Boston tragedy spotlights strength of region, nation
It’s taken a few days to really digest what happened April 15, especially given the confusion that followed.
It makes me sad to think this world has become such a dark and hateful place that we are forced to deal with situations like the bombing April 15.
What gives me hope are the stories that follow of strangers helping strangers with little hesitation, of people around the country coming together no matter how far, to support people they’ve never met and a region they may have never visited, the resilience of all those runners affected by what happened April 15 and their resolve to not let some cowards deter them from what they love to do.
That’s what being an American is all about. That’s what being a Northeasterner is all about.
Life isn’t easy, but what gets you by are the people you can lean on when times are tough, the community that rises up to support each other in times of need. That’s what being a human being is all about.
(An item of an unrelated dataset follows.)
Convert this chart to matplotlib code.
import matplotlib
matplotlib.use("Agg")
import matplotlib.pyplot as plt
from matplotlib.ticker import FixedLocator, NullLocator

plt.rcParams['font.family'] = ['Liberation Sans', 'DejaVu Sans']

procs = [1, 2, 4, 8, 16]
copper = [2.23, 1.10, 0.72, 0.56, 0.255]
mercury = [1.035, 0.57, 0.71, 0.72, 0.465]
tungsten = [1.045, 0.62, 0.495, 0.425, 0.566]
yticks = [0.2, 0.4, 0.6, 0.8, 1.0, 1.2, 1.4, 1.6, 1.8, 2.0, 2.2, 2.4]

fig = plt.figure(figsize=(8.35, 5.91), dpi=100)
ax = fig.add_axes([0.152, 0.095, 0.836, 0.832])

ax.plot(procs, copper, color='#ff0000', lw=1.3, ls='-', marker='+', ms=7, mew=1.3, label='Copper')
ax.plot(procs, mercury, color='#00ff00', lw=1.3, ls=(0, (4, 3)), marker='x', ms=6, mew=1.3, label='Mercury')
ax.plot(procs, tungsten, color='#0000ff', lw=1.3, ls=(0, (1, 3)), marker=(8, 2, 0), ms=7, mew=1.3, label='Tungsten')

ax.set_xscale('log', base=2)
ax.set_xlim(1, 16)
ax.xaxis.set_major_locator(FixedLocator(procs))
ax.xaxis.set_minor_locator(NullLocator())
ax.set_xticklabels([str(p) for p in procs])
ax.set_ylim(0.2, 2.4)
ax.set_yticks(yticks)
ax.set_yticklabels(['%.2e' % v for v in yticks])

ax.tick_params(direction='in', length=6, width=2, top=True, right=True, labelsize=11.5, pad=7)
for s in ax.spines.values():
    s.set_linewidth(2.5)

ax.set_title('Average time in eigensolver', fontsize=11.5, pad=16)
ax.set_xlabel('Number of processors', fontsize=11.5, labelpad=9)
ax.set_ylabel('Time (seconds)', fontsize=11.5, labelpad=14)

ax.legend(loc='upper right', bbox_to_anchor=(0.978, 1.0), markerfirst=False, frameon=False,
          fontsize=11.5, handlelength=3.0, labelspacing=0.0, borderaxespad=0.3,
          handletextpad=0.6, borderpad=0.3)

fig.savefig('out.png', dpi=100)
While it brings a tear to my eye thinking about what transpired April 15, it also brings a smile to my face and a tremendous sense of pride to see the reaction from the region and the people across the country.
Hate only wins when good people give up and stop trying to lift each other up. It’s nice to see so many who continue to fight that battle on a daily basis.
Old Orchard Beach
Timing prevented bombing from exacting greater toll
I have run the Boston Marathon 19 times and later served as a volunteer for the Boston Athletic Association, checking runners at various checkpoints to establish their official times.
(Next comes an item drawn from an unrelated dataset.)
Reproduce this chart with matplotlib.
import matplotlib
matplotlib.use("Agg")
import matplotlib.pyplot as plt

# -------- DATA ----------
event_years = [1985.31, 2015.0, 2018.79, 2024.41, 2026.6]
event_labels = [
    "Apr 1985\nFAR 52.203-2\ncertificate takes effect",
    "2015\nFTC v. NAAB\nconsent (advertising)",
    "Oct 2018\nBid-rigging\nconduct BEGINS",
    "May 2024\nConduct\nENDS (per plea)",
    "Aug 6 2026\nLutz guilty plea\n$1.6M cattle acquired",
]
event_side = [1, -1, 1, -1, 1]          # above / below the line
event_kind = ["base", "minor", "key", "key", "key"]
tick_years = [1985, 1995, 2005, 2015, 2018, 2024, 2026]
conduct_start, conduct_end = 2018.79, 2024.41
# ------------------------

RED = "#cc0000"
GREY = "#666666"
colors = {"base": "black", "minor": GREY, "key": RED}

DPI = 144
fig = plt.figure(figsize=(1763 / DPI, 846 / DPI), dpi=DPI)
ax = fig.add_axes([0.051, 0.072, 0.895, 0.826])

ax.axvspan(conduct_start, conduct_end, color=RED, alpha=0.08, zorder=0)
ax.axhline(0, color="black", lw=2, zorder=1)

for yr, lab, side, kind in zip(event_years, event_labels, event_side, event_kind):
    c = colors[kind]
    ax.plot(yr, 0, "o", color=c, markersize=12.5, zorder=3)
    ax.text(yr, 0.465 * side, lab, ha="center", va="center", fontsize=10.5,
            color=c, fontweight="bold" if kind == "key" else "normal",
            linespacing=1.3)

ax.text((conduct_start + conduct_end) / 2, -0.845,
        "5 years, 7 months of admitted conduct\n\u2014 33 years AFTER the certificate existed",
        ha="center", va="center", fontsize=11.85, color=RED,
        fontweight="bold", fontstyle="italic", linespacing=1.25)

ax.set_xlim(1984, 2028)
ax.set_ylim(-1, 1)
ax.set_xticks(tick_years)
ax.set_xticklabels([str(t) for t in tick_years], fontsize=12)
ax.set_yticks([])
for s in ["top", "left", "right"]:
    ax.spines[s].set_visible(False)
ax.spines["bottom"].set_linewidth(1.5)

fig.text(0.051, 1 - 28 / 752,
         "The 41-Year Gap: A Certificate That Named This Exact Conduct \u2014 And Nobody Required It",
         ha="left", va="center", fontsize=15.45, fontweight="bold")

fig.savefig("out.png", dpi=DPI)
On April 13, I went to Boston to meet old friends and other runners with whom to share the big weekend celebration.
That Saturday, the Convention Center on Boylston Street was jammed with runners, some there to pick up their number for Monday’s race and to visit the many booths that displayed and sold shoes, books, T-shirts and memorabilia of the marathon.
There were thousands jammed into the hall, many of them wearing or carrying backpacks.
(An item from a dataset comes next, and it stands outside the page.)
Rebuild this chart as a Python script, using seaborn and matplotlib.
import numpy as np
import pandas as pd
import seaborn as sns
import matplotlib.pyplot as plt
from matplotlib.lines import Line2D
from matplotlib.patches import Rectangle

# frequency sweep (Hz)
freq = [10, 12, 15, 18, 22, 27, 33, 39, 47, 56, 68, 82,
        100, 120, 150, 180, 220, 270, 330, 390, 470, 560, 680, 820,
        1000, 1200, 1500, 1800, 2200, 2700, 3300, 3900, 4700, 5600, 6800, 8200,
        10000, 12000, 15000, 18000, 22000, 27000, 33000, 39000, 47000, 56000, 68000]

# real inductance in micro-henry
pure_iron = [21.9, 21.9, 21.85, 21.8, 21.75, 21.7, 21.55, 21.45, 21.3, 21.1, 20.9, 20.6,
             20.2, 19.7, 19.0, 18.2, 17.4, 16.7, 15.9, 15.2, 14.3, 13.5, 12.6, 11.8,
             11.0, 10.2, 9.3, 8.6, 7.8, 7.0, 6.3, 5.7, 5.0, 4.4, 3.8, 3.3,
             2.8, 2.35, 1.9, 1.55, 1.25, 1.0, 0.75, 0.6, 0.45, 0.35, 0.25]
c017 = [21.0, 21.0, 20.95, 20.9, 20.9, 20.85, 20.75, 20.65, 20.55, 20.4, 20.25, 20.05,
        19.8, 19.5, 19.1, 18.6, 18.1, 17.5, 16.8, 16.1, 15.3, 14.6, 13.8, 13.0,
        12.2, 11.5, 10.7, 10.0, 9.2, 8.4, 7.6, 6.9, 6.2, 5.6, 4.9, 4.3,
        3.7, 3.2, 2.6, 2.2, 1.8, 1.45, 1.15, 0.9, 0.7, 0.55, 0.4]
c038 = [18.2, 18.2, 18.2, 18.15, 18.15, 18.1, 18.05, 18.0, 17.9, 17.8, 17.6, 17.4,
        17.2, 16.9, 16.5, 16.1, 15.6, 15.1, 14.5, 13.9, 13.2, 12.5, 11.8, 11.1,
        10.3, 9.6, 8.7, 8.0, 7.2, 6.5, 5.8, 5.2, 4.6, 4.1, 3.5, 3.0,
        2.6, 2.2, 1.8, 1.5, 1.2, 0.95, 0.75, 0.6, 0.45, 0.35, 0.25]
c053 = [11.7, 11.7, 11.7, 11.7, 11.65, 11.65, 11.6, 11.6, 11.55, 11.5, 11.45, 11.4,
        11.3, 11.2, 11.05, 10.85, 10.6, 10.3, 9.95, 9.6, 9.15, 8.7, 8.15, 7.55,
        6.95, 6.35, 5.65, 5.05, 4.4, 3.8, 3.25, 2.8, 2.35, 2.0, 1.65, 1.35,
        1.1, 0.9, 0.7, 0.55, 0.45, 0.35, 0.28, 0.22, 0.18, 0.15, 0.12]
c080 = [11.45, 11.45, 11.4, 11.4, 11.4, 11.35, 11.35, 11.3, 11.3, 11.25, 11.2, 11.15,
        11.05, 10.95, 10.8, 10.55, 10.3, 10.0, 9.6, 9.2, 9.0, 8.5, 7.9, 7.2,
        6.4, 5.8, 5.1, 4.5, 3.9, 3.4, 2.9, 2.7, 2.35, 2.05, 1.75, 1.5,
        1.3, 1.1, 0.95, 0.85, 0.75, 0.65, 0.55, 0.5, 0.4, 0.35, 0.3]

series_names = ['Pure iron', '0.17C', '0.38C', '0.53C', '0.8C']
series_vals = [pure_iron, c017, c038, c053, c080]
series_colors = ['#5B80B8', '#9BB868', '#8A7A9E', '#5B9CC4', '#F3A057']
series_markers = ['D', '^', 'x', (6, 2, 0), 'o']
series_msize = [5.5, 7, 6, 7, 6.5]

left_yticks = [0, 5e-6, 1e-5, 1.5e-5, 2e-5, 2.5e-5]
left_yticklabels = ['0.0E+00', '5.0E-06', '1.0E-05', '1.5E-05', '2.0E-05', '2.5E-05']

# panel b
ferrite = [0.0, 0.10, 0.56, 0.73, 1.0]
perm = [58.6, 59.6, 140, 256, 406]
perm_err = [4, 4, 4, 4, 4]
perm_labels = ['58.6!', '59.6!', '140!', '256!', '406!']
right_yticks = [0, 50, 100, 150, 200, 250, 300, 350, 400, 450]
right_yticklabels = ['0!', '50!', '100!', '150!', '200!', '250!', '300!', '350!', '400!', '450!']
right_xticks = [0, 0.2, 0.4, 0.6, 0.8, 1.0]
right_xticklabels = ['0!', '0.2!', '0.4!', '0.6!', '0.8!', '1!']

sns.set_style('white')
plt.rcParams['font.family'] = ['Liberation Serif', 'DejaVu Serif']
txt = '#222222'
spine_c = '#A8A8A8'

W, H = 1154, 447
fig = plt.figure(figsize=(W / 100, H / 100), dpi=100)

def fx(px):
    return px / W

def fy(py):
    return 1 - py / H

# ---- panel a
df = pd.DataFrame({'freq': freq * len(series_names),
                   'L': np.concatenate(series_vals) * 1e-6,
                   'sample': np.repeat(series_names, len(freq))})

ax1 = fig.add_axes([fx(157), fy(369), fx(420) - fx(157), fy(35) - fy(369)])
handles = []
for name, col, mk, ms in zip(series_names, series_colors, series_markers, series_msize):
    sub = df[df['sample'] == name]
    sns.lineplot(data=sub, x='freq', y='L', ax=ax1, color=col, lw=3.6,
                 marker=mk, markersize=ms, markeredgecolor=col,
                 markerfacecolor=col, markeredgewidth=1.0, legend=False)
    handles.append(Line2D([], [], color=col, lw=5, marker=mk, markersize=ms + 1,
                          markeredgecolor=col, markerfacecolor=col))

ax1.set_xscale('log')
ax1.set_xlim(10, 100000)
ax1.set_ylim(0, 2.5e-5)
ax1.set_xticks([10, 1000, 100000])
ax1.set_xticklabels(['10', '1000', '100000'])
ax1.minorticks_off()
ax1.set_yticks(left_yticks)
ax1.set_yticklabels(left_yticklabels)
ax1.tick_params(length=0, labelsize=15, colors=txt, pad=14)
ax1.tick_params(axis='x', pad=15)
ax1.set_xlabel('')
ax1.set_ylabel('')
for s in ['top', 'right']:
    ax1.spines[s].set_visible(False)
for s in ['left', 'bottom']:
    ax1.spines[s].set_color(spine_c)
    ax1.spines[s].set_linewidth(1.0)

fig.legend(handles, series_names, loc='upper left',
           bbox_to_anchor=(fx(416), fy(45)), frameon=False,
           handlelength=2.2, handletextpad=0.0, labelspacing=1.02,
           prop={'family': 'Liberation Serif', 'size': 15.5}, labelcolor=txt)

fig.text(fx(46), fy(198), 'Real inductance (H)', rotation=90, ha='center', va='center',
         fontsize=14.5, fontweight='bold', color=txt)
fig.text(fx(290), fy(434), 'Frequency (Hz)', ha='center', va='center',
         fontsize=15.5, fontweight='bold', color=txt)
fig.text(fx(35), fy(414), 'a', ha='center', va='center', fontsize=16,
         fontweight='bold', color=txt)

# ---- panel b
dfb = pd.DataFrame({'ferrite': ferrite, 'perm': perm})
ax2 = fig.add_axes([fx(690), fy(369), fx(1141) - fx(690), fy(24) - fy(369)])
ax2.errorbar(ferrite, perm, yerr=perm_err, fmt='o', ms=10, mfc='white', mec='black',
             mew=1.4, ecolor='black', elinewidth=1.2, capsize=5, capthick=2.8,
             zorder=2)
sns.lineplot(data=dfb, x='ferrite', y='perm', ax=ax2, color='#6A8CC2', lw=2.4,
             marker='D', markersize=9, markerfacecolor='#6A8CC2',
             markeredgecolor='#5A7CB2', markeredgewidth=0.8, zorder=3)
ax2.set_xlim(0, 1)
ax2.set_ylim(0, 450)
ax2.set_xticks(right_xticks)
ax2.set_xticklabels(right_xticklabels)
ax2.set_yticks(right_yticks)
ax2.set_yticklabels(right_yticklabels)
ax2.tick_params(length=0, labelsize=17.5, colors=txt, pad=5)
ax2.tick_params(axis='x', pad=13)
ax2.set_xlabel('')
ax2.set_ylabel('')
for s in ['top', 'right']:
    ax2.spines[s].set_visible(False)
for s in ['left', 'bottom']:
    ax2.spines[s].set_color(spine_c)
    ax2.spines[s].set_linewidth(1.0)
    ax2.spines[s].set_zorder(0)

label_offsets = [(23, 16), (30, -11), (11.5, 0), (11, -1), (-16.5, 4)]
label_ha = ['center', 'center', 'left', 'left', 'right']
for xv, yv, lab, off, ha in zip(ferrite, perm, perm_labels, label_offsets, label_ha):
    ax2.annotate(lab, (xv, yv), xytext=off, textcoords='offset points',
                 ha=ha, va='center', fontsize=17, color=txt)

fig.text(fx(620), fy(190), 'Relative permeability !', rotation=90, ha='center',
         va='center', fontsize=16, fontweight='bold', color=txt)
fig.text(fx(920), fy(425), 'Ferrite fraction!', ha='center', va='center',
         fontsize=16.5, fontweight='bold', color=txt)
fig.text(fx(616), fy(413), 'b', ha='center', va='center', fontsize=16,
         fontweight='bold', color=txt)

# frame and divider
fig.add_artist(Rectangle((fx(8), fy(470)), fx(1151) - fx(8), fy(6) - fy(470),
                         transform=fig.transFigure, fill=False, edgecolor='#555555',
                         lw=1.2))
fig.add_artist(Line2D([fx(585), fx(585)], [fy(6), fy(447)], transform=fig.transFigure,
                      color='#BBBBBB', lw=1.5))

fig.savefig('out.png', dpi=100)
A bomb, easily planted, when detonated in that crowd would have killed or maimed several hundred — and probably more than a thousand.
Had such an explosion occurred, it would have served to cancel the race and to achieve the devastation of 9/11.
Thankfully, the people who carried out the attack did not carry out their cruel plan two days before, when the human devastation would have been unbelievable.
Thank God we were spared what might have been.
John H. Linscott
PUC chief shouldn’t make decision on water contract
Last August, Nestle Waters/Poland Spring and the Fryeburg Water Co. submitted an agreement for approval to the Maine Public Utilities Commission to expand Nestle’s groundwater extraction enterprise in Fryeburg.
This unprecedented 25-year contract, with four five-year rollover extensions, allows Nestle exclusive rights to Fryeburg Water’s spring water source and for leasing the entire Portland Road pumping station.
The agreement guarantees Nestle will pay the same rate for its bulk water extraction as all other Fryeburg Water Co. customers.
It contains no provision to study the effects of the extraction or to ensure sustainability and exempts Nestle from any damage it causes the aquifer.
This agreement grossly favors Nestle over other Fryeburg Water Co. customers and brings into question whether PUC commissioners are unbiased in making this decision.
Commissioner Mark Vannoy has recused himself because of his prior work on Nestle/Poland Spring’s behalf; Chairman Thomas Welch won’t.
Welch was chairman of the PUC from 2003 to 2005. He then worked at the Pierce Atwood law firm, where he took on the task of the Nestle/Poland Spring and Fryeburg Water Co. restructuring in 2007 and 2008, specifically advising Nestle how best to maneuver it through the Maine PUC.
In 2011, Welch was reappointed to the PUC and is now deciding this case.
A public hearing on the Nestle/Poland Spring and Fryeburg Water Co. agreement will be held at the PUC office in Hallowell on May 7.
I encourage those in Maine who care about our groundwater to attend and tell Chairman Welch that his work on behalf of Nestle/Poland Spring disqualifies him from being an impartial decision maker for this contract.